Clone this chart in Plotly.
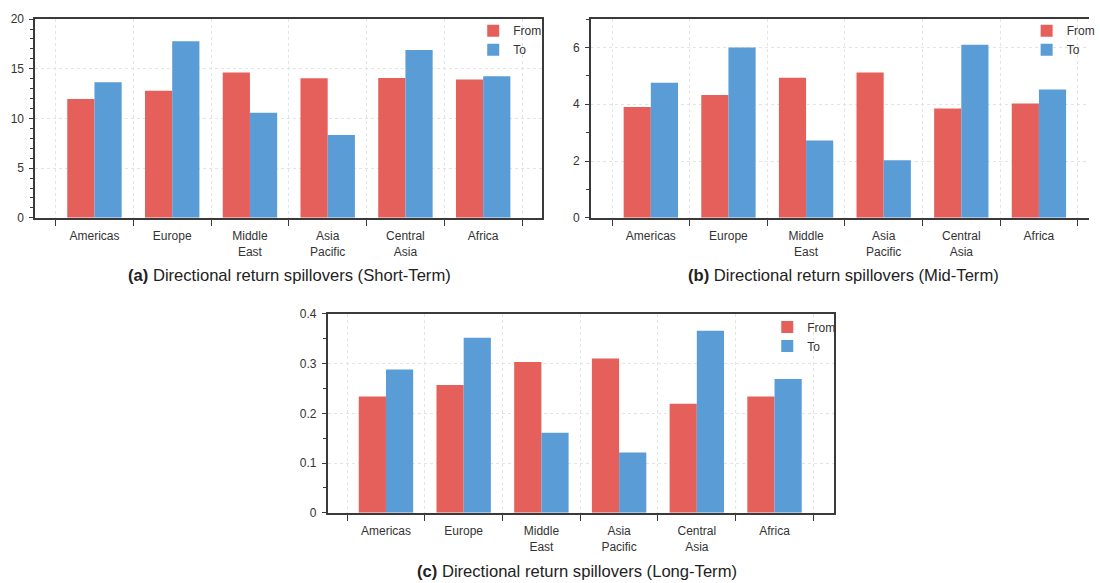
import plotly.graph_objects as go

W, H = 1100, 583

categories = ["Americas", "Europe", "Middle<br>East", "Asia<br>Pacific", "Central<br>Asia", "Africa"]

short_from = [11.95, 12.78, 14.62, 14.04, 14.07, 13.93]
short_to = [13.64, 17.78, 10.57, 8.33, 16.88, 14.25]

mid_from = [3.90, 4.33, 4.93, 5.12, 3.85, 4.03]
mid_to = [4.76, 6.00, 2.72, 2.03, 6.10, 4.52]

long_from = [0.234, 0.257, 0.303, 0.310, 0.219, 0.234]
long_to = [0.288, 0.352, 0.161, 0.121, 0.366, 0.269]

series_names = ["From", "To"]
titles = [
    "<b>(a)</b> Directional return spillovers (Short-Term)",
    "<b>(b)</b> Directional return spillovers (Mid-Term)",
    "<b>(c)</b> Directional return spillovers (Long-Term)",
]

RED = "#E5605B"
BLUE = "#5A9CD5"
FONT = "Liberation Sans, Arial, sans-serif"
AXIS = "#3a3a3a"
TXT = "#333333"
GRID = "#e4e4e4"


def px_x(p):
    return p / W


def px_y(p):
    return 1 - p / H


fig = go.Figure()

panels = [
    dict(fr=short_from, to=short_to, xa="x", ya="y", leg="legend"),
    dict(fr=mid_from, to=mid_to, xa="x2", ya="y2", leg="legend2"),
    dict(fr=long_from, to=long_to, xa="x3", ya="y3", leg="legend3"),
]

for p in panels:
    for name, vals, col in [(series_names[0], p["fr"], RED), (series_names[1], p["to"], BLUE)]:
        fig.add_trace(go.Bar(
            x=categories, y=vals, name=name,
            marker=dict(color=col, line=dict(width=0)),
            xaxis=p["xa"], yaxis=p["ya"], legend=p["leg"],
            hoverinfo="x+y+name",
        ))


def xaxis(domain, rng, anchor, mirror=True):
    return dict(
        domain=domain, range=rng, type="category", anchor=anchor,
        showline=True, linecolor=AXIS, linewidth=1.5, mirror=mirror,
        ticks="outside", ticklen=6, tickwidth=1.2, tickcolor=AXIS,
        tickson="boundaries", ticklabelstandoff=6,
        showgrid=True, gridcolor=GRID, griddash="dot", gridwidth=1,
        tickfont=dict(family=FONT, size=12, color=TXT),
        zeroline=False, fixedrange=True,
    )


def yaxis(domain, rng, dtick, minor_dtick, anchor, mirror=True):
    return dict(
        domain=domain, range=rng, dtick=dtick, tick0=0, anchor=anchor,
        showline=True, linecolor=AXIS, linewidth=1.5, mirror=mirror,
        ticks="outside", ticklen=4, tickwidth=1.2, tickcolor=AXIS,
        minor=dict(dtick=minor_dtick, ticks="outside", ticklen=3, tickcolor=AXIS, tickwidth=1, showgrid=False),
        showgrid=True, gridcolor=GRID, griddash="dot", gridwidth=1,
        tickfont=dict(family=FONT, size=12, color=TXT),
        zeroline=False, fixedrange=True, ticklabelstandoff=3,
    )


def legend_at(xpx, ypx):
    return dict(
        x=px_x(xpx), y=px_y(ypx), xanchor="left", yanchor="top",
        bgcolor="rgba(0,0,0,0)", borderwidth=0,
        font=dict(family=FONT, size=12, color=TXT),
        tracegroupgap=0, itemclick=False, itemdoubleclick=False,
    )


fig.update_layout(
    width=W, height=H,
    margin=dict(l=0, r=0, t=0, b=0),
    paper_bgcolor="white", plot_bgcolor="white",
    barmode="group", bargap=0.30, bargroupgap=0,
    font=dict(family=FONT, size=12, color=TXT),
    xaxis=xaxis([px_x(35.5), px_x(547.5)], [-0.763, 5.757], "y"),
    yaxis=yaxis([px_y(216), px_y(12.4)], [0, 20], 5, 1, "x"),
    xaxis2=xaxis([px_x(596.7), 1.0], [-0.774, 5.645], "y2"),
    yaxis2=yaxis([px_y(216), px_y(12.4)], [0, 7], 2, 1, "x2", mirror=False),
    xaxis3=xaxis([px_x(331), px_x(842)], [-0.75, 5.76], "y3"),
    yaxis3=yaxis([px_y(518.2), px_y(314.4)], [0, 0.4], 0.1, 0.05, "x3"),
    legend=legend_at(478, 9.5),
    legend2=legend_at(1037, 9.5),
    legend3=legend_at(775, 313),
    showlegend=True,
)

for t, (xc, yc) in zip(titles, [(292, 275), (852.5, 275), (583, 578.5)]):
    fig.add_annotation(
        text=t, x=px_x(xc), y=px_y(yc), xref="paper", yref="paper",
        xanchor="center", yanchor="middle", showarrow=False,
        font=dict(family=FONT, size=16.6, color="#222222"),
    )

fig.write_html("out.html")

* WHAT TO DO:
Repeat the listing above exactly from its first line to the line containing "return p / W", both included, and omit the pictures.

* ANSWER TO THE EXERCISE:
Clone this chart in Plotly.
import plotly.graph_objects as go

W, H = 1100, 583

categories = ["Americas", "Europe", "Middle<br>East", "Asia<br>Pacific", "Central<br>Asia", "Africa"]

short_from = [11.95, 12.78, 14.62, 14.04, 14.07, 13.93]
short_to = [13.64, 17.78, 10.57, 8.33, 16.88, 14.25]

mid_from = [3.90, 4.33, 4.93, 5.12, 3.85, 4.03]
mid_to = [4.76, 6.00, 2.72, 2.03, 6.10, 4.52]

long_from = [0.234, 0.257, 0.303, 0.310, 0.219, 0.234]
long_to = [0.288, 0.352, 0.161, 0.121, 0.366, 0.269]

series_names = ["From", "To"]
titles = [
    "<b>(a)</b> Directional return spillovers (Short-Term)",
    "<b>(b)</b> Directional return spillovers (Mid-Term)",
    "<b>(c)</b> Directional return spillovers (Long-Term)",
]

RED = "#E5605B"
BLUE = "#5A9CD5"
FONT = "Liberation Sans, Arial, sans-serif"
AXIS = "#3a3a3a"
TXT = "#333333"
GRID = "#e4e4e4"


def px_x(p):
    return p / W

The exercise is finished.